In Rodewelle [Rothwell], Loftose [Lofthouse], Carlentone [Carlton], Torp [Thorpe] and Mildetone [Middleton] there are twenty four caracutes and a bovate of land for geld, and twelve ploughs may be there. Haraldr (fourteen caracutes), Baror (seven and a half caracutes), Alric (ten and a half bovates) and Steinulf (ten and a half bovates) had halls there. Now Ilbert has two ploughs there, and sixteen villeins and one bordar with eight ploughs, and one mill of two shillings [annual value] and nine acres of meadow. Wood, pasturable, two leugae in length and two in breadgth. The whole manors two leagae in length and two in breadgth.
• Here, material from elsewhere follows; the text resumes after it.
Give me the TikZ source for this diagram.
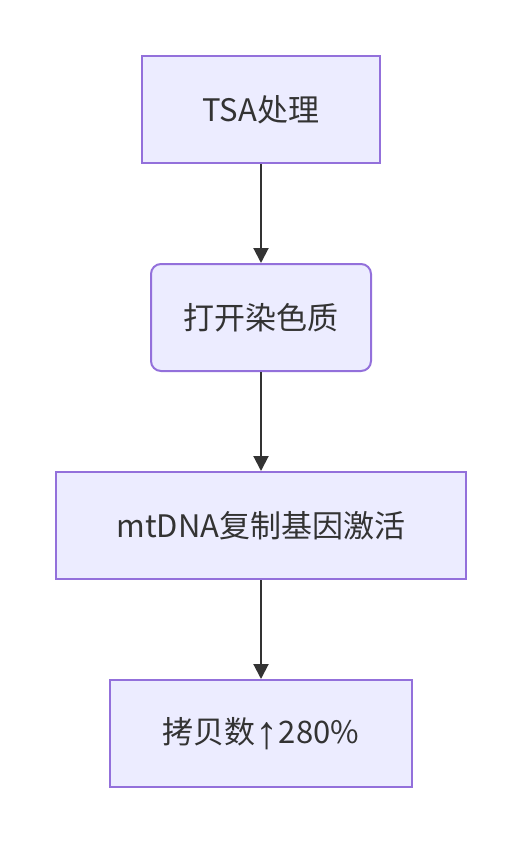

T.R.E. they were worth 8 pounds, now sixty five shillings." [2]

and the Domesday Book Summary states:

In Rodowelle and Carentone, Locthuse, Torp and Mildentone:-Ilbert 24cara[caracutes]. [3]

By way of explanation: Rothwell includes the townships of Oulton, 3 caracutes and Woodlesford, 3 caracutes. A caracute is a unit of land equal to approximately 120 acres, a bovate being one-eighth of a caracute. Geld was the principal royal tax, while T.R.E. means in the time of King Edward the Confessor (i.e. prior to 1066).

In 1066 then, the five townships together comprised four manors held by four Saxon Theigns (Lords); these Theigns had halls there. Since Lofthouse and Carlton in later years came together to form one township, it is likely that one hall served these two townships. While none of the townships are described as waste, their value had decreased by two thirds.


[1] Derby and Maxwell. Domesday Geography of Northern England.

[2] Skaife. Domesday Book for Yorkshire. Yorkshire Archaeological Journal.

[3] Skaife. Domesday Book for Yorkshire. Yorkshire Archaeological Journal.

[4] West Yorkshire: An Archaeological Survey to AD 1500. ISBN 0 86181 001 5; West Yorkshire MCC 1981.